GM announced the closures as part of a sweeping strategy to transform its product line and manufacturing process to meet changing demand in the transportation industry, a plan that it said will save the company US$6 billion by the year 2020.

The company also said it will reduce salaried and salaried contract staff by 15 percent, which includes 25 percent fewer executives. The US$6 billion in savings includes cost reductions of US$4.5 billion and lower capital expenditure annually of almost US$1.5 billion.

However, a GM executive said the company isn’t planning to divest itself of its other Canadian enterprises as Dias claimed. David Paterson said the company is hiring 500 people for its technical centre in Markham, north of Toronto, to help write software for self-driving cars.

Dias’s tough talk underscored the union’s fury at GM’s decision to close the plants.

Chantal Gagnon, a spokeswoman for Trudeau, said he and Dias discussed their respective talks with GM. Trudeau also told Dias about his own call with Trump earlier on Nov. 27 about the auto industry “and how best we can stand up for people affected on both sides of the border.”

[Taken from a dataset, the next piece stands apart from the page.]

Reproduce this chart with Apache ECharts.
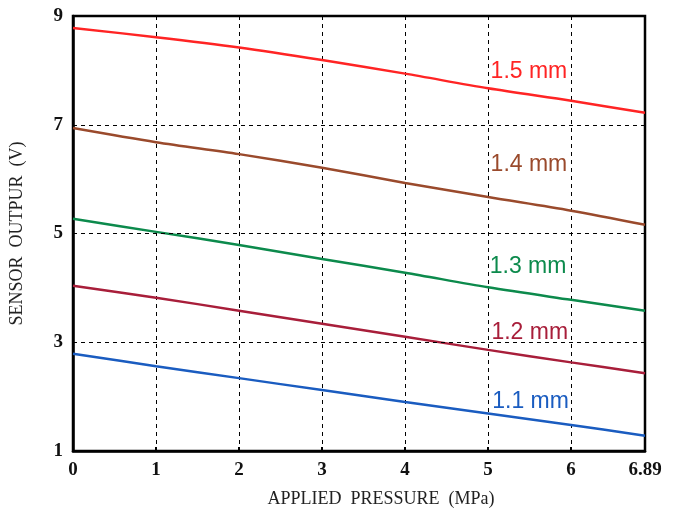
<!DOCTYPE html>
<html>
<head>
<meta charset="utf-8">
<script src="https://cdn.jsdelivr.net/npm/echarts@6/dist/echarts.min.js"></script>
<style>html,body{margin:0;padding:0;background:#fff;}#c{width:679px;height:514px;}</style>
</head>
<body>
<div id="c"></div>
<script>
var pressure = [0, 1, 2, 3, 4, 5, 6, 6.89];
var s15 = [8.78, 8.61, 8.42, 8.19, 7.94, 7.67, 7.44, 7.22];
var s14 = [6.94, 6.68, 6.46, 6.21, 5.93, 5.67, 5.42, 5.16];
var s13 = [5.27, 5.03, 4.79, 4.53, 4.28, 4.01, 3.78, 3.58];
var s12 = [4.04, 3.82, 3.58, 3.34, 3.10, 2.86, 2.63, 2.43];
var s11 = [2.79, 2.56, 2.34, 2.12, 1.90, 1.69, 1.48, 1.28];
var seriesNames = ['1.5 mm', '1.4 mm', '1.3 mm', '1.2 mm', '1.1 mm'];
var seriesColors = ['#ff2424', '#9a4a2c', '#0c8a4c', '#a81e3a', '#1a5cc0'];
var labelX = [5.03, 5.03, 5.02, 5.04, 5.05];
var labelY = [7.97, 6.26, 4.39, 3.17, 1.90];
var yTicks = [1, 3, 5, 7, 9];
var yGrid = [3, 5, 7];

var allData = [s15, s14, s13, s12, s11];
var series = allData.map(function (vals, i) {
  return {
    type: 'line',
    name: seriesNames[i],
    data: pressure.map(function (p, j) { return [p, vals[j]]; }),
    showSymbol: false,
    smooth: 0.3,
    lineStyle: { color: seriesColors[i], width: 2.5 },
    z: 3,
    markPoint: {
      symbol: 'circle',
      symbolSize: 0,
      data: [{ coord: [labelX[i], labelY[i]] }],
      label: {
        show: true,
        position: 'right',
        distance: 0,
        formatter: seriesNames[i],
        color: seriesColors[i],
        fontFamily: 'Liberation Sans, Arial, sans-serif',
        fontSize: 23
      }
    }
  };
});
series.push({
  type: 'line',
  data: [],
  markLine: {
    silent: true,
    symbol: 'none',
    label: { show: false },
    lineStyle: { color: '#000', type: [4, 4], width: 1 },
    data: yGrid.map(function (v) { return { yAxis: v }; })
  }
});

var chart = echarts.init(document.getElementById('c'));
chart.setOption({
  animation: false,
  backgroundColor: '#fff',
  grid: { left: 71, right: 34, top: 16, bottom: 63, show: true, borderColor: '#000', borderWidth: 2.5 },
  xAxis: {
    type: 'value',
    min: 0,
    max: 6.89,
    interval: 1,
    name: 'APPLIED  PRESSURE  (MPa)',
    nameLocation: 'middle',
    nameGap: 39,
    nameTextStyle: { fontFamily: 'Liberation Serif, Times New Roman, serif', fontSize: 18, color: '#222', padding: [0, 0, 0, 44] },
    axisLine: { lineStyle: { color: '#000', width: 2.5 } },
    axisTick: { show: true, inside: true, length: 4, lineStyle: { color: '#000', width: 2 } },
    axisLabel: {
      showMaxLabel: true,
      margin: 10,
      fontFamily: 'Liberation Serif, Times New Roman, serif',
      fontWeight: 'bold',
      fontSize: 19,
      color: '#111'
    },
    splitLine: { show: true, lineStyle: { color: '#000', type: [4, 4], width: 1 } }
  },
  yAxis: {
    type: 'value',
    min: 1,
    max: 9,
    interval: 1,
    name: 'SENSOR  OUTPUR  (V)',
    nameLocation: 'middle',
    nameGap: 47,
    nameTextStyle: { fontFamily: 'Liberation Serif, Times New Roman, serif', fontSize: 18, color: '#222' },
    axisLine: { lineStyle: { color: '#000', width: 2.5 } },
    axisTick: { show: false },
    axisLabel: {
      margin: 10,
      fontFamily: 'Liberation Serif, Times New Roman, serif',
      fontWeight: 'bold',
      fontSize: 19,
      color: '#111',
      formatter: function (v) { return yTicks.indexOf(v) >= 0 ? String(v) : ''; }
    },
    splitLine: { show: false }
  },
  series: series
});
</script>
</body>
</html>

Time and again during his press conference, Dias rejected any notion the plant will actually close when asked about possible employment insurance help for affected workers, or whether other automakers could fill the void in Oshawa.

“We are talking about keeping the plant open, period. Our members in Oshawa want their jobs. They’re not looking to be retrained,” he said. And he suggested that despite his talk of helping workers facing layoffs, Trudeau doesn’t believe the closure of the plant is a fait accompli, either.

Dias will meet his American counterparts this week in the United States to decide what, if any, action the union will take, such as having workers walk out at other GM plants alongside the ones slated to close.

He warned he was ready to have his members take job action unless the Oshawa plant stays open.